I have just released a new .NET 4.0 library: Html2Xhtml - a binding to the same-named HTML to XHTML convertor written in C.
It runs 2 - 4x faster than Chilkat's HTML-to-XML library which I evaluated for local reconstruction of a large online database of the European Union.
0.1.3.4 Release Notes
This little revision enables Concordancer to save results as well in plain text as in xml.
See feature request: https://sourceforge.net/tracker2/?func=detail&aid=2576942&group_id=173414&atid=865371
0.1.3.3 Release Notes
Tenka.Text now runs without any glitches on Linux and other platforms using Mono 2.2, FIXED 2105611, 0133A, 0133B.

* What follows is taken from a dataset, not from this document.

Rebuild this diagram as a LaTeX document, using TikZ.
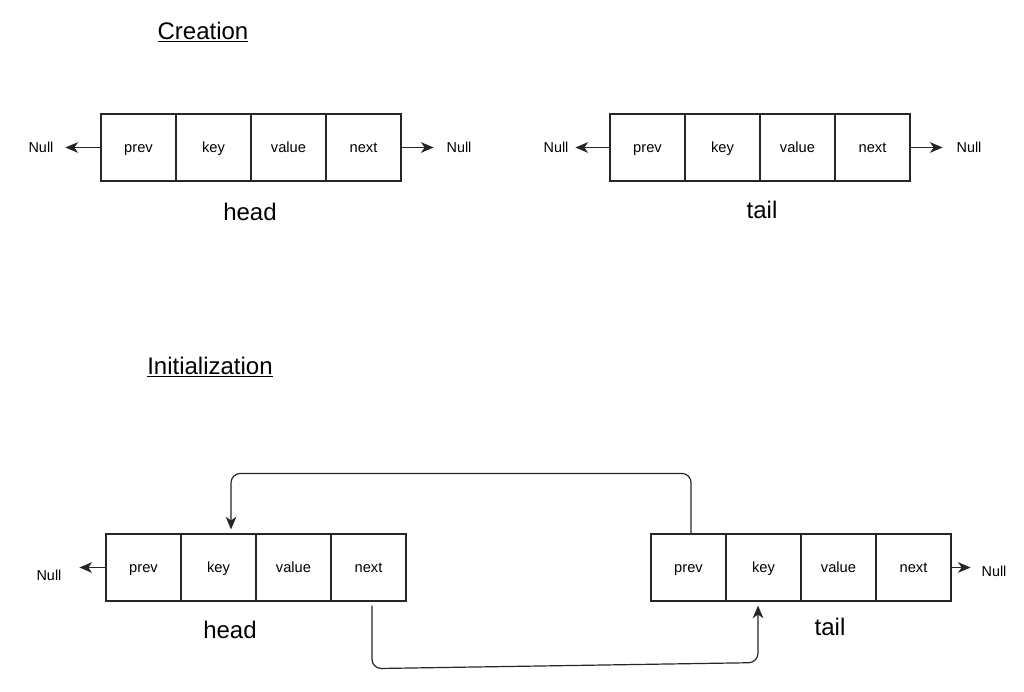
\documentclass[tikz,border=0pt]{standalone}
\usepackage{fontspec}
\setmainfont{Liberation Sans}
\usetikzlibrary{arrows.meta}
\begin{document}
\begin{tikzpicture}[x=0.75pt,y=-0.75pt,
  cell/.style={draw=black!85,line width=0.9pt,minimum width=56.25pt,minimum height=50.25pt,inner sep=0pt,text height=9pt,text depth=1.5pt,font=\fontsize{11}{13}\selectfont},
  nulltxt/.style={font=\fontsize{10.8}{13}\selectfont,inner sep=0pt,text height=9pt,text depth=1.5pt},
  biglabel/.style={font=\fontsize{18}{22}\selectfont,inner sep=0pt},
  arr/.style={draw=black!85,line width=0.9pt,-{Stealth[length=9.5pt,width=8pt,inset=2.8pt]}},
  link/.style={arr,rounded corners=7pt}]
\useasboundingbox (0,0) rectangle (1024,692);
\fill[white] (0,0) rectangle (1024,692);
% titles
\node[biglabel] (t1) at (203,32) {\underline{Creation}};
\node[biglabel] (t2) at (210,367) {\underline{Initialization}};
% creation head
\node[cell] (ap) at (138.5,147.5) {prev};
\node[cell] (ak) at (213.5,147.5) {key};
\node[cell] (av) at (288.5,147.5) {value};
\node[cell] (an) at (363.5,147.5) {next};
\node[biglabel] (al) at (250,212) {head};
\node[nulltxt] (anl) at (41,147.5) {Null};
\node[nulltxt] (anr) at (459,147.5) {Null};
\draw[arr] (ap.west) -- ++(-35,0) coordinate (aendl);
\draw[arr] (an.east) -- ++(32,0) coordinate (aendr);
% creation tail
\node[cell] (bp) at (647.5,147.5) {prev};
\node[cell] (bk) at (722.5,147.5) {key};
\node[cell] (bv) at (797.5,147.5) {value};
\node[cell] (bn) at (872.5,147.5) {next};
\node[biglabel] (bl) at (762,210) {tail};
\node[nulltxt] (bnl) at (556,147.5) {Null};
\node[nulltxt] (bnr) at (969,147.5) {Null};
\draw[arr] (bp.west) -- ++(-34,0) coordinate (bendl);
\draw[arr] (bn.east) -- ++(32,0) coordinate (bendr);
% init head
\node[cell] (cp) at (143.5,567.5) {prev};
\node[cell] (ck) at (218.5,567.5) {key};
\node[cell] (cv) at (293.5,567.5) {value};
\node[cell] (cn) at (368.5,567.5) {next};
\node[biglabel] (cl) at (230,630) {head};
\node[nulltxt] (cnl) at (49,575) {Null};
\draw[arr] (cp.west) -- ++(-26,0) coordinate (cendl);
% init tail
\node[cell] (dp) at (688.5,567.5) {prev};
\node[cell] (dk) at (763.5,567.5) {key};
\node[cell] (dv) at (838.5,567.5) {value};
\node[cell] (dn) at (913.5,567.5) {next};
\node[biglabel] (dl) at (830,627) {tail};
\node[nulltxt] (dnr) at (994,571) {Null};
\draw[arr] (dn.east) -- ++(19,0) coordinate (dendr);
% links
\draw[link] ([xshift=1.9pt]dp.north) -- ++(0,-60) -| ([xshift=9.4pt,yshift=3pt]ck.north);
\draw[link] ([xshift=2.6pt,yshift=-3pt]cn.south) -- ++(0,63) -- ++(386,-6) -- ([xshift=-4.1pt,yshift=-3pt]dk.south);
\end{tikzpicture}
\end{document}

This is a minor revision for the users of .NET Framework on Windows, FIXED 1817987, 0133C.
Note:
This is a maintenance/bug-fix release.
0.1.3.2 Release Notes
This is a minor revision which features new icons and fixes bugs in the new select files dialog introduced in 0.1.3.1 and finally fixes the check for updates behavior.
0.1.3.1 Release Notes
This is a minor revision which serves to fix a bug (1794829) that caused the program to crash on Mono/Mac OS X and to remedy the effects of another bug (1789682) which causes problems while handling files with diacritics in unusual encodings.
Thanks to Michal Kren and codeman38.
------
SVN267
0.1.3 Release Notes
This version of Tenka Text introduces dynamism into Wordlister. It’s the first release that juggles with interface design ideas which have come to prove themselves in professional integrated development environments. The main feature of this release is the explorer control in Wordlister, which is a tree view that performs organizational tasks much like the solution explorer control in Visual Studio. Wordlister explorer has been implemented in such a way that enables you to add, remove or switch between frequency lists dynamically. Because graphical user interfaces of integrated development environments are designed for highly complicated usage scenarios and heavy workloads developers tend to have, they stand as great examples for computational linguists that aim to deliver equally professional solutions to corpus research questions. Tenka Text is going to continue to introduce more and more concepts to its graphical user interface in the future – to become the first and best open-source “Rapid Corpus Analysis or RCA” tool available.... read more
This is the first versioned release of Tenka Text.
CLASS LIBRARY
The class library has undergone great changes one of which are the brand new segmenter customization classes which can be seen at:
and read about at:
GRAPHICAL USER INTERFACE ... read more
This is the first versioned release of Tenka Text.
CLASS LIBRARY
The class library has undergone great changes one of which are the brand new segmenter customization classes which can be seen at:
and read about at:
GRAPHICAL USER INTERFACE
Main Window... read more
WordLister update.
improved numeric display, fixed a bug, added an option to let the user determine whether token or type lengths should be displayed in the statistics view.
This is an implementation of the idea first mentioned here:
http://tenkatext.blogspot.com/2007/02/frequency-list-statistics-view.html
Corresponding SVN revision: 96
This version introduces:
----------
WordLister
----------
1) dramatic performance improvements in frequency listing (You can read more about this at http://tenkatext.blogspot.com\)
2) statistics view in frequency listing
Source files are stored in the subversion repository of the project. Corresponding SVN revision: 75
^_^ Hello again!
At http://tenkatext.blogspot.com is my new project development blog where you can read the latest about Tenka Text.
I'm in the process of finalizing the object model of frequency lists and improving their performance. This is alpha-stage serious stuff I'm talking about here!
Check http://tenkatext.blogspot.com out to see how Tenka Text now outperforms WordSmith Tools 4!
This version introduces:
1) frequency listing for word clusters
2) an updated grid control(widget) in WordLister
3) sub-gui level support for keyness calculations
Browse http://tenkatext.sourceforge.net/tp2/ for the first application of keyness calculations introduced in this version.
Source files are now stored in the project svn repository. Corresponding SVN revision: 17
Word lists now calculate standardized token/type ratios. Several concordancing related bugfixes.
WordLister tool now available for use! :) See it in action at the project homepage: http://tenkatext.sourceforge.net
Now it is possible to do batch word listing! Check the command "Test WordLister" under the new "Pre-alpha Test" menu. See it in action: http://tenkatext.sourceforge.net/screens/
I have improved the concordancing performance at sub-interface level. Currently looking for a reliable open-source control to replace the DataGridView of Windows Forms.
I have made a great discovery today: Tenka Text Class Libraries run on any OS on which Mono is installed!
See it running on Linux for yourselves: http://tenkatext.sourceforge.net/screens/
The open-source corpus analysis software Tenka Text has been released for the first time. It rivals WordSmith Tools from Mike Scott.